Everything from the first line of the data through the line with "plt.rcParams['font.serif'] = ['Liberation" is to be echoed exactly, minus the pictures.

## Data provided

'''

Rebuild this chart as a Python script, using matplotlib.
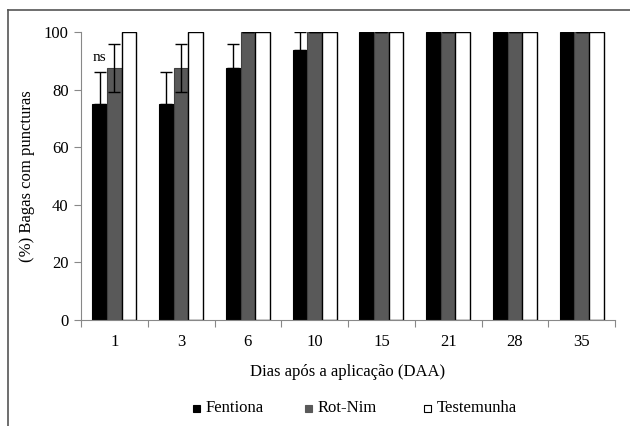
import matplotlib
matplotlib.use("Agg")
from matplotlib import pyplot as plt
from matplotlib.patches import Rectangle
from matplotlib.lines import Line2D
import numpy as np

plt.rcParams['font.family'] = 'serif'
plt.rcParams['font.serif'] = ['Liberation Serif', 'DejaVu Serif']

dias = ['1', '3', '6', '10', '15', '21', '28', '35']
fentiona = [75, 75, 87.5, 93.75, 100, 100, 100, 100]
rotnim = [87.5, 87.5, 100, 100, 100, 100, 100, 100]
testemunha = [100, 100, 100, 100, 100, 100, 100, 100]
err_fentiona = [11, 11, 8.3, 6.25, 0, 0, 0, 0]
err_rotnim = [8.3, 8.3, 0, 0, 0, 0, 0, 0]
series = ['Fentiona', 'Rot-Nim', 'Testemunha']

fig = plt.figure(figsize=(6.3, 4.26), dpi=100)
ax = fig.add_axes([0.1286, 0.2488, 0.8476, 0.6761])

x = np.arange(len(dias)) + 0.5
w = 0.22
ax.bar(x - w, fentiona, w, color='black', edgecolor='black', linewidth=0.8,
       yerr=[np.zeros(len(dias)), err_fentiona], capsize=4,
       error_kw=dict(ecolor='black', elinewidth=1, capthick=1))
ax.bar(x, rotnim, w, color='#595959', edgecolor='#404040', linewidth=0.8,
       yerr=err_rotnim, capsize=4,
       error_kw=dict(ecolor='black', elinewidth=1, capthick=1))
ax.bar(x + w, testemunha, w, color='white', edgecolor='black', linewidth=1)

ax.text(x[0] - w, 89, 'ns', ha='center', va='bottom', fontsize=11)

ax.set_xlim(0, len(dias))
ax.set_ylim(0, 100)
ax.set_yticks([0, 20, 40, 60, 80, 100])
ax.set_xticks(np.arange(len(dias) + 1))
ax.set_xticklabels([])
ax.set_xticks(x, minor=True)
ax.set_xticklabels(dias, minor=True)
ax.tick_params(axis='x', which='minor', length=0, pad=10, labelsize=12)
ax.tick_params(axis='x', which='major', length=5, color='#888888', direction='out')
ax.tick_params(axis='y', length=5, color='#888888', labelsize=12, pad=4)
for s in ['top', 'right']:
    ax.spines[s].set_visible(False)
for s in ['left', 'bottom']:
    ax.spines[s].set_color('#888888')

ax.set_ylabel('(%) Bagas com puncturas', fontsize=12, labelpad=6)
ax.set_xlabel('Dias após a aplicação (DAA)', fontsize=12, labelpad=10)

# legend drawn by hand to keep the original spacing
leg_x = [193, 305, 424]
leg_colors = [('black', 'black'), ('#595959', '#595959'), ('white', 'black')]
for lx, (fc, ec), name in zip(leg_x, leg_colors, series):
    fig.add_artist(Rectangle((lx / 630, (426 - 412) / 426), 7 / 630, 7 / 426,
                             facecolor=fc, edgecolor=ec, linewidth=0.8))
    fig.text((lx + 13) / 630, (426 - 408) / 426, name, fontsize=12,
             va='center', ha='left')

# outer frame (cropped at the right and bottom)
fig.add_artist(Line2D([8/630, 1], [1 - 10/426, 1 - 10/426], color='#555555', lw=1.2))
fig.add_artist(Line2D([8/630, 8/630], [0, 1 - 10/426], color='#555555', lw=1.2))

fig.savefig('out.png', dpi=100)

'''

## Solution to the problem
Rebuild this chart as a Python script, using matplotlib.
import matplotlib
matplotlib.use("Agg")
from matplotlib import pyplot as plt
from matplotlib.patches import Rectangle
from matplotlib.lines import Line2D
import numpy as np

plt.rcParams['font.family'] = 'serif'
plt.rcParams['font.serif'] = ['Liberation Serif', 'DejaVu Serif']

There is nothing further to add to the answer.